On the heels of fresh reports showing that Asia's economic travails have already proved more painful than predicted, analysts warn that the plunge in world markets has unleashed dynamics that will further undermine Japan's teetering banks and make it even harder for the region's debt-ravaged countries to raise money.

Events have dampened any remaining hopes of a swift recovery in Asia and raised the prospect of more crises to come.

"I don't think you can realistically exclude the possibility of a depression (in Asia), although it may be a bit premature to talk about that," said Richard Samuelson, chief analyst at SBC Warburg Dillon Read Securities in Seoul.

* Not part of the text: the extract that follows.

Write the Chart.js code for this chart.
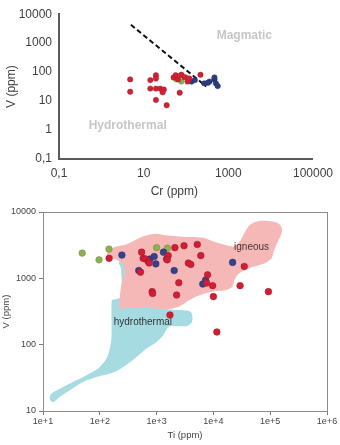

Asia's misery was on full display last week when somber-faced officials from some of the strongest of the weak - South Korea, Malaysia and Hong Kong - reported sharp second-quarter economic reversals, adding to the Russia-fed panic.

In country after country, the economic scorecard was bleak. For South Korea, it showed a 6.6 percent quarterly plunge in gross domestic product; in Malaysia, a 6.8 percent fall; and in Hong Kong, a 5 percent drop. Even the Philippines, which had insisted it could escape the negative growth that also has claimed Japan, Singapore and Indonesia, saw its second-quarter GDP growth shrink by 1.2 percent.

Japan fell even deeper into an economic black hole when the Nikkei stock index crashed below 14,000, an event that left many of Japan's largest banks unable to meet their international bank capitalization requirements.

That increased the danger that Japan's banks - which in recent years have accounted for one-third of the lending in the region - will be forced to call in loans from their Asian clients after already shutting off the spigot of new lending.

Indeed, Japan's once-powerful banks have suffered a dizzying fall from grace.

Kenneth Courtis, chief economist for Deutsche Bank, calculates that by the end of Friday's blood bath in Tokyo, the combined market value of the country's top 98 banks was less than two-thirds that of Microsoft Corp.

Unless Japan gets its financial house in order - a process that remained bogged down in political wrangling last week - the rest of Asia will stay frozen in place.

With Japan's all-important banks forced to the sidelines, last week's events assumed extra import for the rest of Asia - especially the "IMF economies," as they are known for having been bailed out by the International Monetary Fund over the past year.